- SUPPLIED ENTRIES -
########################################

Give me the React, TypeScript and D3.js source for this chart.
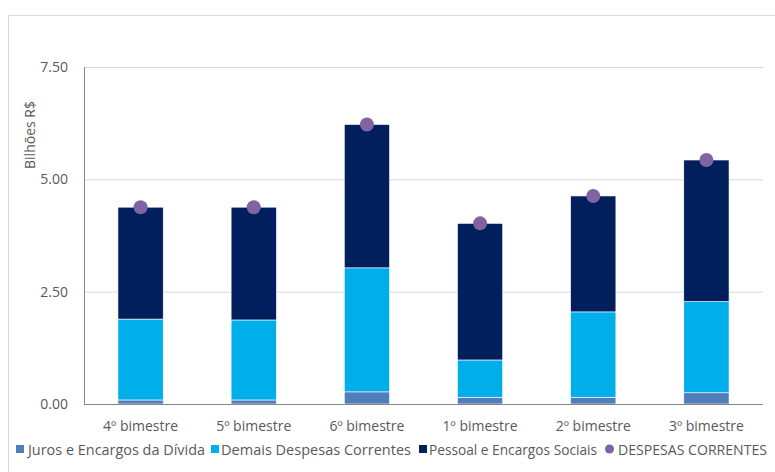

########################################

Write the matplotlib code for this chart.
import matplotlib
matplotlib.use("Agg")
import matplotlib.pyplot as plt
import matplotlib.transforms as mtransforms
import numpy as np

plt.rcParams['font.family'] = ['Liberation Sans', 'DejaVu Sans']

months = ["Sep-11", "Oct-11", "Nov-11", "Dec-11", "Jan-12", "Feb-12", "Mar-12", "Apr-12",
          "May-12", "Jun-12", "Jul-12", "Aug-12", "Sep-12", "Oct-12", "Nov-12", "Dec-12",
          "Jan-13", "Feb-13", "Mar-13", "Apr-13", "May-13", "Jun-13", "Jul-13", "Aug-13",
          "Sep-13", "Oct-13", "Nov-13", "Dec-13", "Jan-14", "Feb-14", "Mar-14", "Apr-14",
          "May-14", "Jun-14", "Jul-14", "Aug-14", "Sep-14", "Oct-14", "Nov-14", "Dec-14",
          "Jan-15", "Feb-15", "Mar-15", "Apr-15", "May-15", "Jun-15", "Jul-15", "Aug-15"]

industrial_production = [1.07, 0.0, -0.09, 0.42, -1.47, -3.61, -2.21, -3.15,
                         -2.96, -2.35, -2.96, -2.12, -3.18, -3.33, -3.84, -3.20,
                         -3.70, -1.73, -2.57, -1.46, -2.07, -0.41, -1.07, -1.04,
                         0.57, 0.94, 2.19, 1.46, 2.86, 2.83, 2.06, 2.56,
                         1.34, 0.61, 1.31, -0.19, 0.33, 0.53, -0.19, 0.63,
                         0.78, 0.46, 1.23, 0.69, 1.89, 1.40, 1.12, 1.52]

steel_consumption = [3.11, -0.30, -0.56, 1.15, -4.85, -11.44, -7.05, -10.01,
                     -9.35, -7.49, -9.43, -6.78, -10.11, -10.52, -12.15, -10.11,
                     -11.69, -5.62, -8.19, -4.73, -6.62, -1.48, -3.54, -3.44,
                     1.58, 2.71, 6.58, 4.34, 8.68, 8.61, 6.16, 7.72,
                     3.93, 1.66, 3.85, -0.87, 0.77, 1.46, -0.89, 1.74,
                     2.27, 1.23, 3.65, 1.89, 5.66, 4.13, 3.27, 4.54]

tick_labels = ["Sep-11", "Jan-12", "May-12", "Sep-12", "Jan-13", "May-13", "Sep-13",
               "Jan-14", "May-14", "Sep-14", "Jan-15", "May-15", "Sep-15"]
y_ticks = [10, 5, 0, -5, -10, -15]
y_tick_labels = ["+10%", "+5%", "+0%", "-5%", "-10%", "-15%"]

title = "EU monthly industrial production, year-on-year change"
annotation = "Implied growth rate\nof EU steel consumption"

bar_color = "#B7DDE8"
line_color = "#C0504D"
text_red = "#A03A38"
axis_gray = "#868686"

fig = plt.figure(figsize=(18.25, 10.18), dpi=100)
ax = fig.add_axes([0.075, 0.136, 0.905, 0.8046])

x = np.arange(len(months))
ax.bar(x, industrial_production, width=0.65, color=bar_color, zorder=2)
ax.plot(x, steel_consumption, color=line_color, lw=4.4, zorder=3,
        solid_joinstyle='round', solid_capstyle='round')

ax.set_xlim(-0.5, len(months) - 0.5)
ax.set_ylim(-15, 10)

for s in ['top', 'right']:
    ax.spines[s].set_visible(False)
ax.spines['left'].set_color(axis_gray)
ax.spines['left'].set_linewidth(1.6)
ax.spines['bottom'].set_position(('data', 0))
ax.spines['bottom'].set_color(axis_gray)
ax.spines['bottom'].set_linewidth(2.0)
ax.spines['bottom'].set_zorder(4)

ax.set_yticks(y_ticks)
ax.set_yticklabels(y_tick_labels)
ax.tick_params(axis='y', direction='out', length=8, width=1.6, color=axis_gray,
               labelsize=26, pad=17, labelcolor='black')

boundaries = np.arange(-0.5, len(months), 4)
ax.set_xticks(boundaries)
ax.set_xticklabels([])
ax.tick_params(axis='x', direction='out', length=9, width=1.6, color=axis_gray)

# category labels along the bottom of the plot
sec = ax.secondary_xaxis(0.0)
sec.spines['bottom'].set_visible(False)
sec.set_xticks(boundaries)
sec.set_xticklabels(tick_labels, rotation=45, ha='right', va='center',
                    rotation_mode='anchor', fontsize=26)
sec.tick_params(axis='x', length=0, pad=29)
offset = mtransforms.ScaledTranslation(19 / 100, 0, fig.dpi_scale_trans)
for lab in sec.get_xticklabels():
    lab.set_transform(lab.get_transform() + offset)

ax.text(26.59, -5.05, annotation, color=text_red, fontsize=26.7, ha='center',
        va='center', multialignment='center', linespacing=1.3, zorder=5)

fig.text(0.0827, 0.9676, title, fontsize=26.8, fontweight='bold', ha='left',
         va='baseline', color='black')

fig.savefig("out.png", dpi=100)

########################################

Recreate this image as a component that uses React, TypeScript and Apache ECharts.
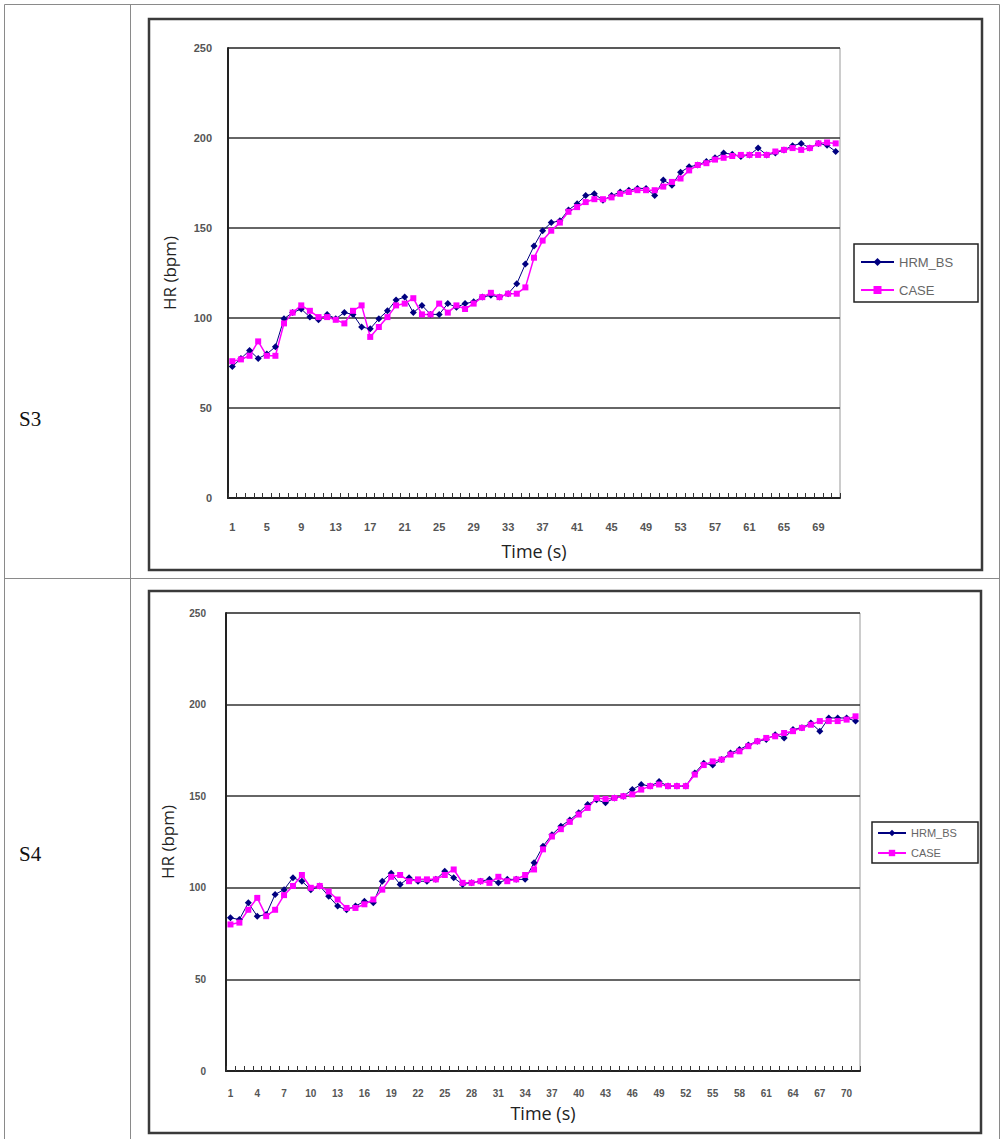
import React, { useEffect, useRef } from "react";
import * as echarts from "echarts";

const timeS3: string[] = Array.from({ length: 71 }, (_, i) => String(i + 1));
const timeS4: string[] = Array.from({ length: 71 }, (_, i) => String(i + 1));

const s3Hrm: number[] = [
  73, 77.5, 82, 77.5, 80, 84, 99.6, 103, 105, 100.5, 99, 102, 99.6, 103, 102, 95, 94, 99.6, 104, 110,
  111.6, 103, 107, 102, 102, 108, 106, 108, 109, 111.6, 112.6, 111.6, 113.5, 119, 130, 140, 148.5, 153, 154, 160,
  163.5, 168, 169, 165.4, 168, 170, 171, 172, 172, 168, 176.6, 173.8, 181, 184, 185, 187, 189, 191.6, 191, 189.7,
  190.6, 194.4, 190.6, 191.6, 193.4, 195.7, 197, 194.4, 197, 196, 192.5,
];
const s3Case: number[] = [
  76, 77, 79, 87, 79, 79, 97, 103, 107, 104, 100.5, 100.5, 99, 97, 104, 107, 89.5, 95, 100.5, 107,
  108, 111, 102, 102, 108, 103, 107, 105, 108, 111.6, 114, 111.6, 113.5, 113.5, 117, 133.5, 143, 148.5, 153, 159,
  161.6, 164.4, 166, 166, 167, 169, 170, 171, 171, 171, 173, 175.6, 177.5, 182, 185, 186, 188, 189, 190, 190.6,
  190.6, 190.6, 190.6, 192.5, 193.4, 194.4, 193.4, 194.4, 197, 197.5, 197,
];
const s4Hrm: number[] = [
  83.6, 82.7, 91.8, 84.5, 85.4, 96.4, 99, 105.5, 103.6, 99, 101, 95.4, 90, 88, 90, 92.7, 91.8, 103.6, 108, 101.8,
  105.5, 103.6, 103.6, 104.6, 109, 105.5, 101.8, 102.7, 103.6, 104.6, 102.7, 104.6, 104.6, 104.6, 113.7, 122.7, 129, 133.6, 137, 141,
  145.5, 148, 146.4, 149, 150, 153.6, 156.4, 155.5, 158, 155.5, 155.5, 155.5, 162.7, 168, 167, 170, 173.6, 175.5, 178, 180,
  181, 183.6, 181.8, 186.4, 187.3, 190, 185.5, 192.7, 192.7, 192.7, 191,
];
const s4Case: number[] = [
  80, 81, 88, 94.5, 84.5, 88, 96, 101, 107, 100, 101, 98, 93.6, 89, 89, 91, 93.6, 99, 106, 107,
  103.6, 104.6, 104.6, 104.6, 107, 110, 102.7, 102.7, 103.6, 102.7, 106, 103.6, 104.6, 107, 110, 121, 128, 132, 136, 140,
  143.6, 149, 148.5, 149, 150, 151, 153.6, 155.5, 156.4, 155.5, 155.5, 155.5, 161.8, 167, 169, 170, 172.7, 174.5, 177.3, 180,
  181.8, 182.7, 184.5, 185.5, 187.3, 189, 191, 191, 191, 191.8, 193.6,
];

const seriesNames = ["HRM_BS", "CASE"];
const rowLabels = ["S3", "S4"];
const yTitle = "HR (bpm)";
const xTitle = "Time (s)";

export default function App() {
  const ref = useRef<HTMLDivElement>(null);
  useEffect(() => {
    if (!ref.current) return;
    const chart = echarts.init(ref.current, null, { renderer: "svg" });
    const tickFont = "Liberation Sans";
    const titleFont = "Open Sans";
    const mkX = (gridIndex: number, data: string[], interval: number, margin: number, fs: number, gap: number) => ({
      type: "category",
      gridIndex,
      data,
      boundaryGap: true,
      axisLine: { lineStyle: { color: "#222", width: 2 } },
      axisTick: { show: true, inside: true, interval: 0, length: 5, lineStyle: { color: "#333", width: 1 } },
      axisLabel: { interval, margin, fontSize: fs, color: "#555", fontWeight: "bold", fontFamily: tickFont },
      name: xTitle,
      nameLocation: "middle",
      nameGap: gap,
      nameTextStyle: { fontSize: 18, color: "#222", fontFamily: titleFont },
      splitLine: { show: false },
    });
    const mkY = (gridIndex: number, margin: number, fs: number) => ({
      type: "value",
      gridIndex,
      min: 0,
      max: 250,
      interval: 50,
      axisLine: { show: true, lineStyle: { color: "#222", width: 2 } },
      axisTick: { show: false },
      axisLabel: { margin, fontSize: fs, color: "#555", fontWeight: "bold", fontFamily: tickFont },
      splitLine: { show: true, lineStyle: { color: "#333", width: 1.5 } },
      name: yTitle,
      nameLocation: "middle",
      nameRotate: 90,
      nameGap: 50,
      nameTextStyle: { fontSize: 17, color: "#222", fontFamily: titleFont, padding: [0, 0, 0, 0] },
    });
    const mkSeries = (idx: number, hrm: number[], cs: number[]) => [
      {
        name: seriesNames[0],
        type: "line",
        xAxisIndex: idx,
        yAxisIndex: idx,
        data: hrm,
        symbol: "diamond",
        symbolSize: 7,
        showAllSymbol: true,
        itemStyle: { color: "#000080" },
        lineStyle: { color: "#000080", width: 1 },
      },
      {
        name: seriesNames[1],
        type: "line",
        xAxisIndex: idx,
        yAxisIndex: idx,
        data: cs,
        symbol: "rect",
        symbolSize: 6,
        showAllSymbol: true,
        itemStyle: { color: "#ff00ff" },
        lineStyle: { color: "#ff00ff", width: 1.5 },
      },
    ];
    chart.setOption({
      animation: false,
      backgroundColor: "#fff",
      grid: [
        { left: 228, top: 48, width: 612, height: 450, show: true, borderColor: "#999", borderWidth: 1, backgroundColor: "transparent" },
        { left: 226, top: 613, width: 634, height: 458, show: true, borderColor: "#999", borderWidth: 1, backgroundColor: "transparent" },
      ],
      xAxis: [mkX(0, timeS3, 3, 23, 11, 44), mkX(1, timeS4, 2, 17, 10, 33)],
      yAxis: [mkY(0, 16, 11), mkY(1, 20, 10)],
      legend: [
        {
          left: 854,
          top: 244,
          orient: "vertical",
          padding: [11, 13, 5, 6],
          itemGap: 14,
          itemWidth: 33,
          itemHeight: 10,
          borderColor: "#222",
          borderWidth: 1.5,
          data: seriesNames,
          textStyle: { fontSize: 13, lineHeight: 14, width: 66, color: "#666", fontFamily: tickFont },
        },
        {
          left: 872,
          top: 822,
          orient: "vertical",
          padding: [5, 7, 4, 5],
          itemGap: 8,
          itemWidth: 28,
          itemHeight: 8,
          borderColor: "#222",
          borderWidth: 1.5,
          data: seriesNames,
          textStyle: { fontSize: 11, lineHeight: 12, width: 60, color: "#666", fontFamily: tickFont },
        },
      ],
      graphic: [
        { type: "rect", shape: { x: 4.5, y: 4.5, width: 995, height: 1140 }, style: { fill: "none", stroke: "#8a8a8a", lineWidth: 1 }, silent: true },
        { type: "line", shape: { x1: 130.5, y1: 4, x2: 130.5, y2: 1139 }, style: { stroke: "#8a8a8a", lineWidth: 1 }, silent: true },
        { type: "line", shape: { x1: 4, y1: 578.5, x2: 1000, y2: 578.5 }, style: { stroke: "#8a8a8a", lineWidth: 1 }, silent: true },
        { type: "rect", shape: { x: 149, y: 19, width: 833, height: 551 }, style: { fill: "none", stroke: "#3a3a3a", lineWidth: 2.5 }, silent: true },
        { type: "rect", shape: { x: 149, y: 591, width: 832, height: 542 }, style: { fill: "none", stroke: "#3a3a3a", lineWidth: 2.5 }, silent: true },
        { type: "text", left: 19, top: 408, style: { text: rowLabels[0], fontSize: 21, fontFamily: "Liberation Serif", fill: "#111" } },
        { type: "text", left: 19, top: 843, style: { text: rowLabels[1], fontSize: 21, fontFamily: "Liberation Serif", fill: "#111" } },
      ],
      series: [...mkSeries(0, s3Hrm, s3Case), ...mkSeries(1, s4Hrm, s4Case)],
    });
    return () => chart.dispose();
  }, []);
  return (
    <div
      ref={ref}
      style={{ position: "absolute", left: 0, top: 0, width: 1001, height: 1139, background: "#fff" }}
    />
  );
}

########################################

- WORK TO DO -
Please print exactly, and only, the lines from the line with "Write the matplotlib code for this chart." to the line with "ax = fig.add_axes([0.075, 0.136, 0.905, 0.8046])", both included.

- SOLUTION BELOW -
Write the matplotlib code for this chart.
import matplotlib
matplotlib.use("Agg")
import matplotlib.pyplot as plt
import matplotlib.transforms as mtransforms
import numpy as np

plt.rcParams['font.family'] = ['Liberation Sans', 'DejaVu Sans']

months = ["Sep-11", "Oct-11", "Nov-11", "Dec-11", "Jan-12", "Feb-12", "Mar-12", "Apr-12",
          "May-12", "Jun-12", "Jul-12", "Aug-12", "Sep-12", "Oct-12", "Nov-12", "Dec-12",
          "Jan-13", "Feb-13", "Mar-13", "Apr-13", "May-13", "Jun-13", "Jul-13", "Aug-13",
          "Sep-13", "Oct-13", "Nov-13", "Dec-13", "Jan-14", "Feb-14", "Mar-14", "Apr-14",
          "May-14", "Jun-14", "Jul-14", "Aug-14", "Sep-14", "Oct-14", "Nov-14", "Dec-14",
          "Jan-15", "Feb-15", "Mar-15", "Apr-15", "May-15", "Jun-15", "Jul-15", "Aug-15"]

industrial_production = [1.07, 0.0, -0.09, 0.42, -1.47, -3.61, -2.21, -3.15,
                         -2.96, -2.35, -2.96, -2.12, -3.18, -3.33, -3.84, -3.20,
                         -3.70, -1.73, -2.57, -1.46, -2.07, -0.41, -1.07, -1.04,
                         0.57, 0.94, 2.19, 1.46, 2.86, 2.83, 2.06, 2.56,
                         1.34, 0.61, 1.31, -0.19, 0.33, 0.53, -0.19, 0.63,
                         0.78, 0.46, 1.23, 0.69, 1.89, 1.40, 1.12, 1.52]

steel_consumption = [3.11, -0.30, -0.56, 1.15, -4.85, -11.44, -7.05, -10.01,
                     -9.35, -7.49, -9.43, -6.78, -10.11, -10.52, -12.15, -10.11,
                     -11.69, -5.62, -8.19, -4.73, -6.62, -1.48, -3.54, -3.44,
                     1.58, 2.71, 6.58, 4.34, 8.68, 8.61, 6.16, 7.72,
                     3.93, 1.66, 3.85, -0.87, 0.77, 1.46, -0.89, 1.74,
                     2.27, 1.23, 3.65, 1.89, 5.66, 4.13, 3.27, 4.54]

tick_labels = ["Sep-11", "Jan-12", "May-12", "Sep-12", "Jan-13", "May-13", "Sep-13",
               "Jan-14", "May-14", "Sep-14", "Jan-15", "May-15", "Sep-15"]
y_ticks = [10, 5, 0, -5, -10, -15]
y_tick_labels = ["+10%", "+5%", "+0%", "-5%", "-10%", "-15%"]

title = "EU monthly industrial production, year-on-year change"
annotation = "Implied growth rate\nof EU steel consumption"

bar_color = "#B7DDE8"
line_color = "#C0504D"
text_red = "#A03A38"
axis_gray = "#868686"

fig = plt.figure(figsize=(18.25, 10.18), dpi=100)
ax = fig.add_axes([0.075, 0.136, 0.905, 0.8046])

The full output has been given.